* Start *

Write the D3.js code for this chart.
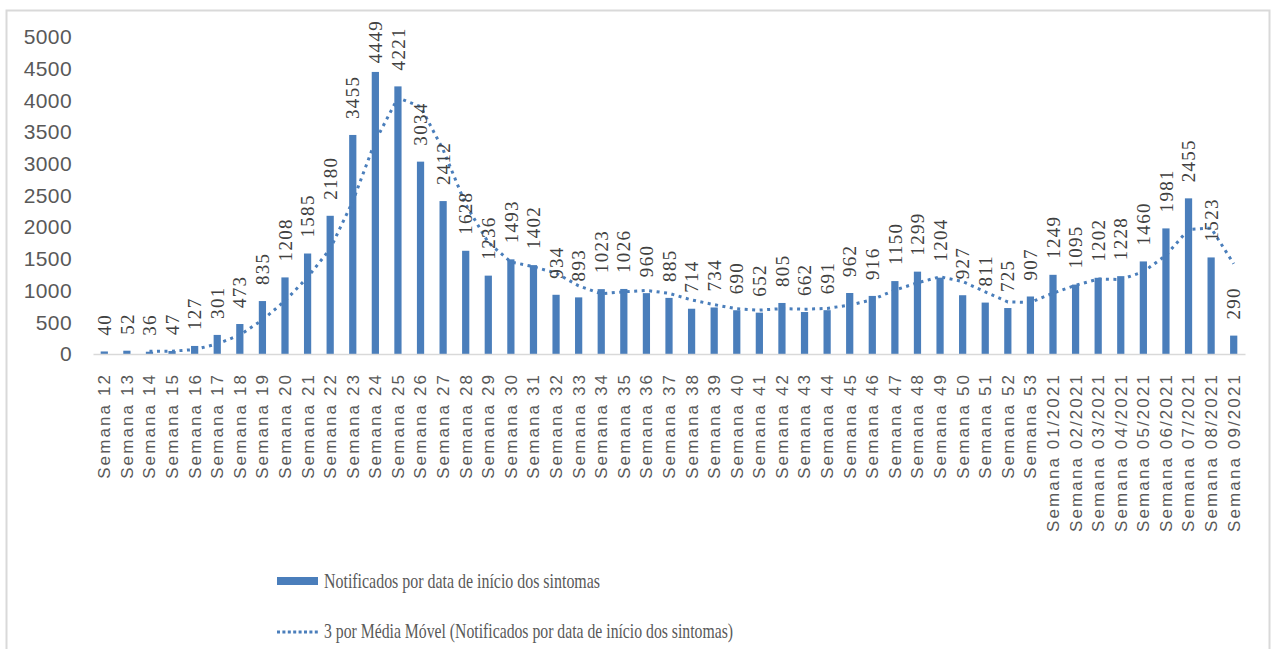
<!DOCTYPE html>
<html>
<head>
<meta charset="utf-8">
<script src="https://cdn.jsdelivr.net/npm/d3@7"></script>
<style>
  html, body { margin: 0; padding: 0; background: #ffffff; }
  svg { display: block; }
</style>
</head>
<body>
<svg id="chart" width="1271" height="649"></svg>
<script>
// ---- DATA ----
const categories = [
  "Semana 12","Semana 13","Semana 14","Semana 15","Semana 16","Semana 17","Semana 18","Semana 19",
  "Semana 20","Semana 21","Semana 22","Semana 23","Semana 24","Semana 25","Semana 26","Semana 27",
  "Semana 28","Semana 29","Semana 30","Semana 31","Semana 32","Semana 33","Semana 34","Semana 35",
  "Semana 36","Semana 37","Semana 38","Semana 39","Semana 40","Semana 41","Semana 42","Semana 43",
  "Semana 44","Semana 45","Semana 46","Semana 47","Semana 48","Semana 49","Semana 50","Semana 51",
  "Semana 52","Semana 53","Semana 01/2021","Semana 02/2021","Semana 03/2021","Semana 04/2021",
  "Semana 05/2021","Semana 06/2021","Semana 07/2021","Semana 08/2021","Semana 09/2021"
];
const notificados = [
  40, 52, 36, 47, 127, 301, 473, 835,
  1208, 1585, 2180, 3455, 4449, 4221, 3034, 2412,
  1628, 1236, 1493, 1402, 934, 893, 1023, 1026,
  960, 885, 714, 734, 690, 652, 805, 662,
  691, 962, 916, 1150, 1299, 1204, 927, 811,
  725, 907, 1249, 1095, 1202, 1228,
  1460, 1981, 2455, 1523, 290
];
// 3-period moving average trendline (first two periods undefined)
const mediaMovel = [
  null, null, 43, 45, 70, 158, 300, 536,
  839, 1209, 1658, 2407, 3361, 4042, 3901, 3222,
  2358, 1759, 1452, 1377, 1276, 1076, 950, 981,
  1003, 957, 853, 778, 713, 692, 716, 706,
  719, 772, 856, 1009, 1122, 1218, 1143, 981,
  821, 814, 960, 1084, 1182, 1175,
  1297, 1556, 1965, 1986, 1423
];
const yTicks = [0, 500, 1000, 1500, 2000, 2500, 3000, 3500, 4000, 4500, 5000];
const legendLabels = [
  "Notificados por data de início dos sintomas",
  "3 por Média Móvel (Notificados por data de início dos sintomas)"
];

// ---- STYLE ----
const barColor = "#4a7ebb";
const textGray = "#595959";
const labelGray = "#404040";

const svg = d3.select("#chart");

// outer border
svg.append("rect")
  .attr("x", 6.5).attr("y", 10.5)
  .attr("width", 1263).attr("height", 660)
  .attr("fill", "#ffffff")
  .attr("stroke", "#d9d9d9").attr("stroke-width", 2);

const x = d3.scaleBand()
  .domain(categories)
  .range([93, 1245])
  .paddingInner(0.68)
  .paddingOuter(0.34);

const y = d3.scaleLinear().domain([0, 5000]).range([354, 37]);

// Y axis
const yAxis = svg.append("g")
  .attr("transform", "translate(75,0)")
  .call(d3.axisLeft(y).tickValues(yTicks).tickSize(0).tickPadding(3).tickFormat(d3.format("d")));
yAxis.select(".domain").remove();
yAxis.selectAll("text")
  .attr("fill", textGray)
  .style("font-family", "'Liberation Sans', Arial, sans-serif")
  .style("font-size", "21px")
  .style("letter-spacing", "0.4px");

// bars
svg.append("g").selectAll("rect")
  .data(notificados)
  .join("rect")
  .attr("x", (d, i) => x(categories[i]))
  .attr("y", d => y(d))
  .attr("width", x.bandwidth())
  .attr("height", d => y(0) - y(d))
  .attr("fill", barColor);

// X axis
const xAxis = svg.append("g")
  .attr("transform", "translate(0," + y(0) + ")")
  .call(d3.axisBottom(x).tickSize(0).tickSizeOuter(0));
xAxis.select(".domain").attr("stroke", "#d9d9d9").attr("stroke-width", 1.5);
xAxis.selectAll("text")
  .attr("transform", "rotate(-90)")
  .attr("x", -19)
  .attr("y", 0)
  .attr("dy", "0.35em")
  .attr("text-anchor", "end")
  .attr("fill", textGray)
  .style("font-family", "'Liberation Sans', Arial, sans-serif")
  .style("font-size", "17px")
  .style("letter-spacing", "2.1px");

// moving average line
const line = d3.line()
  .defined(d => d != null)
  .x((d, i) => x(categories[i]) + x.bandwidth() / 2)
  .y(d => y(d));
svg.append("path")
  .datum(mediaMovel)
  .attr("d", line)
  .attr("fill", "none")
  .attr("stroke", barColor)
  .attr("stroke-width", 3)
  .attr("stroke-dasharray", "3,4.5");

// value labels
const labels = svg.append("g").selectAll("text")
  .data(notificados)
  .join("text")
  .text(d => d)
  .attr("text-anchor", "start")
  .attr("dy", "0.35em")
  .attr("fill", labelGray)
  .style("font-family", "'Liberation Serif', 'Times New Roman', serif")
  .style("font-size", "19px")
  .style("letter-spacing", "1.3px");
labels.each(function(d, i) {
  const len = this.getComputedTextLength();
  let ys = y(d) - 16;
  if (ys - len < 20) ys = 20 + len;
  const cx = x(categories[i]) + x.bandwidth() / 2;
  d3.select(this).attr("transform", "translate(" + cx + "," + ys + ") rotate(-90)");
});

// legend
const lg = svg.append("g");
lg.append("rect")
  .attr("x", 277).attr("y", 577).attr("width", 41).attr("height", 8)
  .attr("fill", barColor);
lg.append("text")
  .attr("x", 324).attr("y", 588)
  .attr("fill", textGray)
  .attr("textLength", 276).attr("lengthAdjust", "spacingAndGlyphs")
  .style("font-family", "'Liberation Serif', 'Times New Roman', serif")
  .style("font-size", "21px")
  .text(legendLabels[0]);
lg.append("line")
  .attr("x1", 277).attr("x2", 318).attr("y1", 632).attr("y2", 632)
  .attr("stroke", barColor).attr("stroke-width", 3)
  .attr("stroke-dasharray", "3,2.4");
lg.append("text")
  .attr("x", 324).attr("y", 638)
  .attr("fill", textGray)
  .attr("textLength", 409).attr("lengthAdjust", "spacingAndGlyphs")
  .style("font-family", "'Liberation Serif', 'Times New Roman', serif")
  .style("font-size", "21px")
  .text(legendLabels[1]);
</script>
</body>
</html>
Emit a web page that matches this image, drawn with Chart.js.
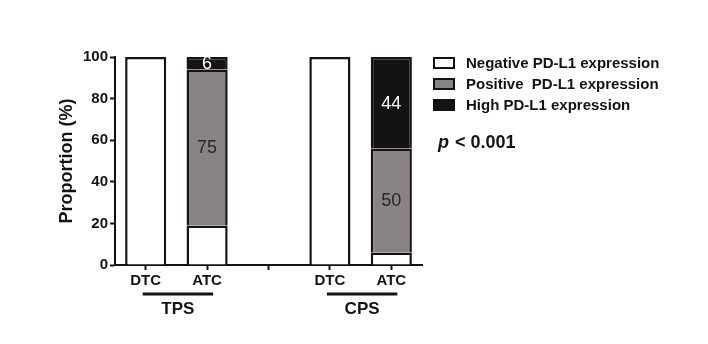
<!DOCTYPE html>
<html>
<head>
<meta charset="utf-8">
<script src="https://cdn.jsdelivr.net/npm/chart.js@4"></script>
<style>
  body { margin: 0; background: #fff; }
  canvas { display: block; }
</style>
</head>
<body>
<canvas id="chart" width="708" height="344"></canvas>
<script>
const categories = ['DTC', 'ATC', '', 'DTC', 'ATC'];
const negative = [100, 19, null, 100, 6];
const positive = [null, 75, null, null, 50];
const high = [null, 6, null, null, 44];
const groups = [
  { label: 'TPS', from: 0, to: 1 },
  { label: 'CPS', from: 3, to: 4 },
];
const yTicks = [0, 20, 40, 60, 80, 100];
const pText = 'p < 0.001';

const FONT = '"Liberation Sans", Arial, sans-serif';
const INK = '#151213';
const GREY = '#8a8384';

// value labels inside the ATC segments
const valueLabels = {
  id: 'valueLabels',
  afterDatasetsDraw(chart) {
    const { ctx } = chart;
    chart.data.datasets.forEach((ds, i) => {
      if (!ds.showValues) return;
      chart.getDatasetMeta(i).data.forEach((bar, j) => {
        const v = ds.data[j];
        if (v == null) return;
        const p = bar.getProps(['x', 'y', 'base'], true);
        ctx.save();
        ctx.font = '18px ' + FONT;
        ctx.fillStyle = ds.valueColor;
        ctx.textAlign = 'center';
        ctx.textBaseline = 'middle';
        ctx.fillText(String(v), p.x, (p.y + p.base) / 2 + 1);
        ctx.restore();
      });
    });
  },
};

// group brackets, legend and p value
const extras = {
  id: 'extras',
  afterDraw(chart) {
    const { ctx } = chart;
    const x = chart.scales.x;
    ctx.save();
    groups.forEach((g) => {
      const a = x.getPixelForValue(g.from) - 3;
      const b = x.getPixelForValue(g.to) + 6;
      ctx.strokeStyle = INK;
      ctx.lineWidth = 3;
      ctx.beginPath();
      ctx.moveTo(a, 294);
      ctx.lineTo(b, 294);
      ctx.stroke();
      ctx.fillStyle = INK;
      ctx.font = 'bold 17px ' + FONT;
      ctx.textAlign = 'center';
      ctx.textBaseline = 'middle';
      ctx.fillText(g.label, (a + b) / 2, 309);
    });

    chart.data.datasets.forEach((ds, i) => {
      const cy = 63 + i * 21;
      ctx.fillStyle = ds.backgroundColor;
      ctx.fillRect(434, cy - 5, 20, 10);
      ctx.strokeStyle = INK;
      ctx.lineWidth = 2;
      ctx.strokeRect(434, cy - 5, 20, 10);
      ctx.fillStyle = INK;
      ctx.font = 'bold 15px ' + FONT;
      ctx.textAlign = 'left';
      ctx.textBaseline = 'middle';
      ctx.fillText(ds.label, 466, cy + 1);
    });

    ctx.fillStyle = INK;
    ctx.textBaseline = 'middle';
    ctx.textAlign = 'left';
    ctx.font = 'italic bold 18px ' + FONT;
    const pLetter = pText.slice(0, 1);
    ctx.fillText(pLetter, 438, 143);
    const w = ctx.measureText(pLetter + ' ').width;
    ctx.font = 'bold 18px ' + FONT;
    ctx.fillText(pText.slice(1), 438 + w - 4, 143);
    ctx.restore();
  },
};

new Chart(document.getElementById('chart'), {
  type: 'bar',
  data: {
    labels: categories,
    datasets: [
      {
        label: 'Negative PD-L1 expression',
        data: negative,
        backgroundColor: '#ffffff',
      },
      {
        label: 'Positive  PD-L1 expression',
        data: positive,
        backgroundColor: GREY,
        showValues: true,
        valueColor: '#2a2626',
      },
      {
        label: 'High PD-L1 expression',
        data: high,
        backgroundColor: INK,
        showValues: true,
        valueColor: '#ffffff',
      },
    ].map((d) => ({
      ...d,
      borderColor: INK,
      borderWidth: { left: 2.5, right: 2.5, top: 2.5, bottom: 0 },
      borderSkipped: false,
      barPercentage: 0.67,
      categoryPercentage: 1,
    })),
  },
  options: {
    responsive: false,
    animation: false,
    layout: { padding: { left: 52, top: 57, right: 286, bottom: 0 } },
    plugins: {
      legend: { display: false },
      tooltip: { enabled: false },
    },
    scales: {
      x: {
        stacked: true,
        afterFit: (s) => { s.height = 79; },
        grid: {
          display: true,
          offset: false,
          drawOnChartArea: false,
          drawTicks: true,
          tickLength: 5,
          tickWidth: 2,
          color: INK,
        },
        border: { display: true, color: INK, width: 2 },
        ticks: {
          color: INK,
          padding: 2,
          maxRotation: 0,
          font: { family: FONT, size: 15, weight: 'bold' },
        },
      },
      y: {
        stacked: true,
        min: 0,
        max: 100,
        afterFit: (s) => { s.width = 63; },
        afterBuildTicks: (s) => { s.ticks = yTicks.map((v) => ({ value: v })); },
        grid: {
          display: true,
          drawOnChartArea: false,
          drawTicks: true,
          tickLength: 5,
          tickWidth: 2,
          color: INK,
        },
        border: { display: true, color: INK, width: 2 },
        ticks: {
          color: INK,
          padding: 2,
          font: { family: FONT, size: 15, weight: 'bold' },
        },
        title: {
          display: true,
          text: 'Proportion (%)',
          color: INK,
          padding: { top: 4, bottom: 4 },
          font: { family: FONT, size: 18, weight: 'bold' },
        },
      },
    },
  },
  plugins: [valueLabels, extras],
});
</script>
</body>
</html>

* End *

▶ **YOUR INSTRUCTIONS**
With the pictures removed from your copy, retype the lines above from the one that contains "Emit a web page" through the one that contains "const pText = 'p < 0.001';", exactly.

▶ **OUTPUT BELOW**
Emit a web page that matches this image, drawn with Chart.js.
<!DOCTYPE html>
<html>
<head>
<meta charset="utf-8">
<script src="https://cdn.jsdelivr.net/npm/chart.js@4"></script>
<style>
  body { margin: 0; background: #fff; }
  canvas { display: block; }
</style>
</head>
<body>
<canvas id="chart" width="708" height="344"></canvas>
<script>
const categories = ['DTC', 'ATC', '', 'DTC', 'ATC'];
const negative = [100, 19, null, 100, 6];
const positive = [null, 75, null, null, 50];
const high = [null, 6, null, null, 44];
const groups = [
  { label: 'TPS', from: 0, to: 1 },
  { label: 'CPS', from: 3, to: 4 },
];
const yTicks = [0, 20, 40, 60, 80, 100];
const pText = 'p < 0.001';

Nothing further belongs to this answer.